Parliament of the World's Religions under way in Melbourne
MELBOURNE, Australia — Baha'is from five continents are making presentations at the Parliament of the World's Religions – an event now held every five years in the modern continuation of an initiative begun more than a century ago.
The seven-day parliament, which opened on 3 December in Melbourne, is expected to draw as many as 8,000 individuals from virtually every world religion and faith group. Among those expected to participate are such international figures as the Dalai Lama and theologian Hans Kung.
It was at the inaugural Parliament of Religions, held in Chicago in 1893, that the Baha'i Faith received one of its first public mentions in the West.
"That earlier gathering, which in some respects represents the beginning of the interfaith movement, created hope for a new spirit of unity among the religions," said Natalie Mobini, spokeswoman for the Australian Baha'i community.
"The main organizer said later that it had emancipated the world from bigotry," she said. "At first, there indeed were signs of change. But it is apparent that we have a great deal more work to do to achieve our common aim of establishing brotherhood and peace.
"The belief that all the major religions come from God and are part of His plan for humanity is central to the Baha'i Faith," she continued. "Thus the work to strengthen ties among the different religions is an arena of activity that we feel passionately about."
More than 70 Baha'is are attending the Melbourne event, participating at virtually every level of the parliament – from panel discussions on climate change and interfaith relations to artistic presentations to hosting a devotional gathering.
Among the Baha'i participants are:
– Professor Brian Lepard, a human rights specialist from the University of Nebraska in the United States, who is examining from a Baha'i perspective the concept of the right to development. Dr. A. K. Merchant, a member of the National Spiritual Assembly of the Baha'is of India, will speak at the same session.
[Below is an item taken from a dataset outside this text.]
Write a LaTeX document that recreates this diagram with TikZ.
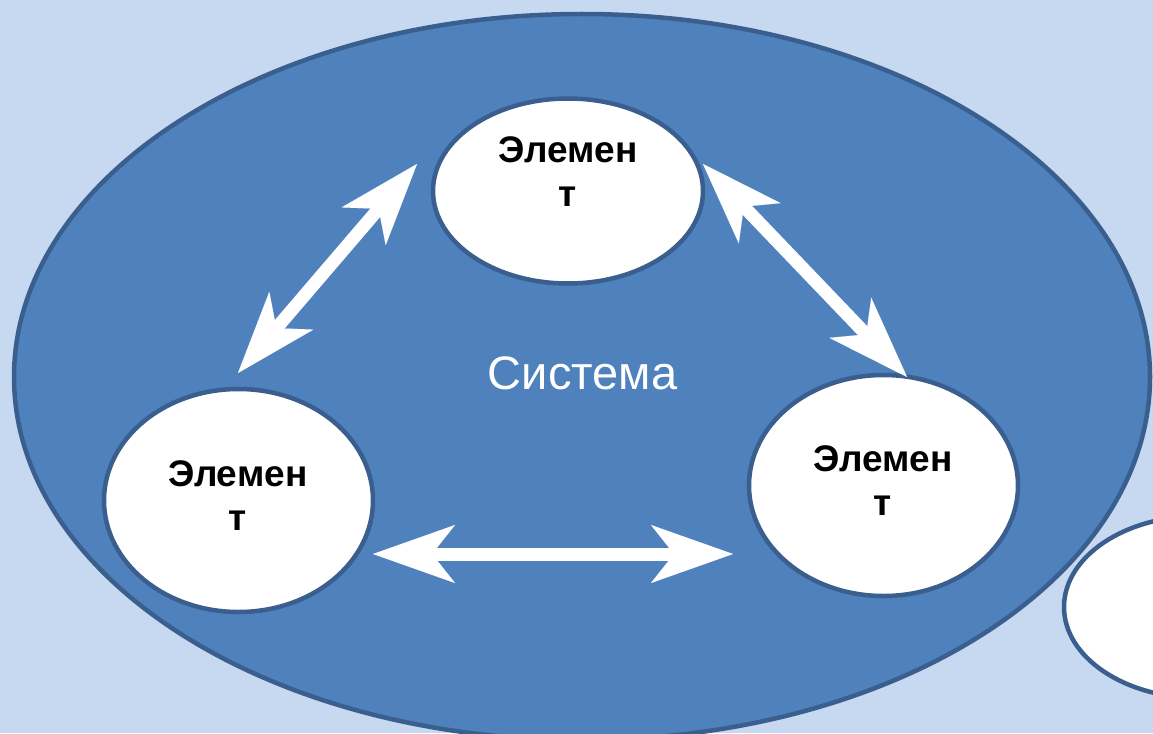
\documentclass[tikz,border=0pt]{standalone}
\usepackage{fontspec}
\setmainfont{Liberation Sans}
\usetikzlibrary{shapes.geometric,arrows.meta}
\definecolor{bgc}{HTML}{C6D9F1}
\definecolor{sysfill}{HTML}{4F81BD}
\definecolor{edgec}{HTML}{3A5F8E}
\begin{document}
\begin{tikzpicture}[x=1pt,y=-1pt,
  outline/.style={ellipse, draw=edgec, line width=4.5pt, inner sep=0pt, outer sep=0pt},
  elem/.style={outline, fill=white},
  elemtext/.style={font=\bfseries\fontsize{37}{44}\selectfont, align=center, anchor=north, inner sep=0pt, text=black},
  systext/.style={font=\fontsize{47}{55}\selectfont, anchor=base, inner sep=0pt, text=white},
  link/.style={draw=white, line width=13pt,
    {Stealth[length=82pt,width=58pt,inset=23pt,line width=0.01pt]}-{Stealth[length=82pt,width=58pt,inset=23pt,line width=0.01pt]}},
]
\useasboundingbox (0,0) rectangle (1153,733);
\begin{scope}
\clip (0,0) rectangle (1153,733);
\fill[bgc] (0,0) rectangle (1153,733);
\node[outline, fill=sysfill, minimum width=1136pt, minimum height=726pt] (sys) at (582,377) {};
\node[systext] (syslabel) at (582.5,389) {Система};
\node[elem, minimum width=270pt, minimum height=185pt] (top) at (568,191) {};
\node[elem, minimum width=269pt, minimum height=223pt] (left) at (238.5,500.5) {};
\node[elem, minimum width=269pt, minimum height=221pt] (right) at (883.5,485.5) {};
\node[elem, minimum width=270pt, minimum height=182pt] (extra) at (1199,607) {};
\node[elemtext] (toplabel) at (568,136.5) {Элемен\\т};
\node[elemtext] (leftlabel) at (238,460.5) {Элемен\\т};
\node[elemtext] (rightlabel) at (883,445.5) {Элемен\\т};
\coordinate (tl) at (417,164);
\coordinate (lt) at (238,373);
\coordinate (tr) at (703,164);
\coordinate (rt) at (907,377);
\coordinate (lr) at (373,554);
\coordinate (rl) at (733,554);
\draw[link] (lt) -- (tl);
\draw[link] (tr) -- (rt);
\draw[link] (lr) -- (rl);
\end{scope}
\end{tikzpicture}
\end{document}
– Lucretia Warren, a Baha'i from Botswana and a speaker at the past two parliaments, who is participating in a session on "Interfaith and the Future of Africa."
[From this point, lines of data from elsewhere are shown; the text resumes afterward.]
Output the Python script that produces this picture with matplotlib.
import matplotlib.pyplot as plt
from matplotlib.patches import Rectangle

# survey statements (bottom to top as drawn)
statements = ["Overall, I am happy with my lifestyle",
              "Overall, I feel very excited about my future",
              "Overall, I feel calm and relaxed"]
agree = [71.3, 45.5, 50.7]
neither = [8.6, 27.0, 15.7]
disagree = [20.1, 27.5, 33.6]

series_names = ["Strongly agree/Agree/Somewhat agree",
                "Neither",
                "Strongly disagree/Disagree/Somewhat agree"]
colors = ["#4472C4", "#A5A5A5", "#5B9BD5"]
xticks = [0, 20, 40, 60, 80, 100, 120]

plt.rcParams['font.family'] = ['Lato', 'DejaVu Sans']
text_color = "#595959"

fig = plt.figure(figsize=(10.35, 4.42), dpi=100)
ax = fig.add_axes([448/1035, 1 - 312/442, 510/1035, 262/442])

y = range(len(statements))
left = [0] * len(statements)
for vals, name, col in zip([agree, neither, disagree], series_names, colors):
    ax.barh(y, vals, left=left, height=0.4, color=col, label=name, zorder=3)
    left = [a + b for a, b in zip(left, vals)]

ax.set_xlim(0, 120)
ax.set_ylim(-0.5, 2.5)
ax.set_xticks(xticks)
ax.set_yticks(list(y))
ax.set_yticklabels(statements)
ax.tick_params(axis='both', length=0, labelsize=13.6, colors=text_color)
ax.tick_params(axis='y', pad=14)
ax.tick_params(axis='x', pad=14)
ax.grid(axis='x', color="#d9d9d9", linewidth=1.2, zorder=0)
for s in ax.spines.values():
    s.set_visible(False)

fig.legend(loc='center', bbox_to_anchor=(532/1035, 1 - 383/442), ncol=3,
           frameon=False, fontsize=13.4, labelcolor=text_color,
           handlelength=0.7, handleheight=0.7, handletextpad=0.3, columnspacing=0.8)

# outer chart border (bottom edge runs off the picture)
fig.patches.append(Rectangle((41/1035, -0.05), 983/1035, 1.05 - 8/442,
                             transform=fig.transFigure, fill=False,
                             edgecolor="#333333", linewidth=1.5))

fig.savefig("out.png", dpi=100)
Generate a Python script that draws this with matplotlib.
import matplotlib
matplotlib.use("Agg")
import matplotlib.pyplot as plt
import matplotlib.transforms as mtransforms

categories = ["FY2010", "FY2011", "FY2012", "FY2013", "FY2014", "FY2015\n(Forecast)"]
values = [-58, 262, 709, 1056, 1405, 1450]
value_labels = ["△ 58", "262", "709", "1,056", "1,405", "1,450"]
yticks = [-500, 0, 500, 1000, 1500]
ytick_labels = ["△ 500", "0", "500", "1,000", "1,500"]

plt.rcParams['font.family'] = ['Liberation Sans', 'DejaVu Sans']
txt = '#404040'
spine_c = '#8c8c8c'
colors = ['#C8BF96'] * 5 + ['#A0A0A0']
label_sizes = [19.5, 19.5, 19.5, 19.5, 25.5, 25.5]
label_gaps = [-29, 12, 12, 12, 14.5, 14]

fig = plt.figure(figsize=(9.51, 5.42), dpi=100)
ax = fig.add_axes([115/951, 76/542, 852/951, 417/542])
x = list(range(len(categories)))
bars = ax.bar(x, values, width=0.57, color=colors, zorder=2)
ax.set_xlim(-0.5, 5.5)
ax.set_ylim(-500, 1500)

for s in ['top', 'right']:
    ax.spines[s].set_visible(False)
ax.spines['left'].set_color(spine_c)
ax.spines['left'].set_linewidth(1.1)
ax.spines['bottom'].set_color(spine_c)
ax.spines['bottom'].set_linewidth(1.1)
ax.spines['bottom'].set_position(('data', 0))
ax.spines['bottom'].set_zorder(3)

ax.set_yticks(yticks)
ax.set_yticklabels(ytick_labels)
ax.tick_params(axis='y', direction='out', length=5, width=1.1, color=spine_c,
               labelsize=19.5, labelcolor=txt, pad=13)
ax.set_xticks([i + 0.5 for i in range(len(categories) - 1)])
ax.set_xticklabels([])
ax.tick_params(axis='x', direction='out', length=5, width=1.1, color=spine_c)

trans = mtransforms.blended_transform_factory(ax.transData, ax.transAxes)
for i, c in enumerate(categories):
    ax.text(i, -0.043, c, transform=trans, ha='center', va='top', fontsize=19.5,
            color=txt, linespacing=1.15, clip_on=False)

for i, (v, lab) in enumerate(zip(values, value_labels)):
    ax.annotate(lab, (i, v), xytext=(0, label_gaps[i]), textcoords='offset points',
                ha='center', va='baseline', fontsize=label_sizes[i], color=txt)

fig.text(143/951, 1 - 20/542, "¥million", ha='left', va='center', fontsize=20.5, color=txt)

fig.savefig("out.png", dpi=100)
– Native American Kevin Locke, a well-known performer of the Lakota hoop dance, who is leading a session titled "There are no back row seats in the Hoop of Life."
– British authors Moojan Momen and Wendi Momen, who are presenting a panel discussion on "Building Peace in the Pursuit of Justice: A Baha'i Approach."
– Australian Baha'i Arini Beaumaris, who will speak on "Spirituality and Women's Leadership."
– Recording artists Shadi and Shidan Toloui-Wallace, who will perform during the concert of sacred music scheduled for the evening of 6 December.
Baha'is also are making presentations on environmental topics, consistent with the overall theme of the parliament, "Make a world of difference: Hearing each other, healing the earth."
"The healing of the physical planet ... requires that we address spiritual principles," Dr. Mobini added.
Baha'is of Australia are hosting a spiritual observance open to all participants at the parliament; an evening of music, drama, and dance featuring national and international artists; and presentations on topics ranging from the journey of the soul to the role of women in interfaith work.
The modern Parliament of World Religions began in 1993 in Chicago on the centenary of the original event. It is now held every five years. In 1999 it took place in Cape Town, South Africa, and in 2004 in Barcelona, Spain.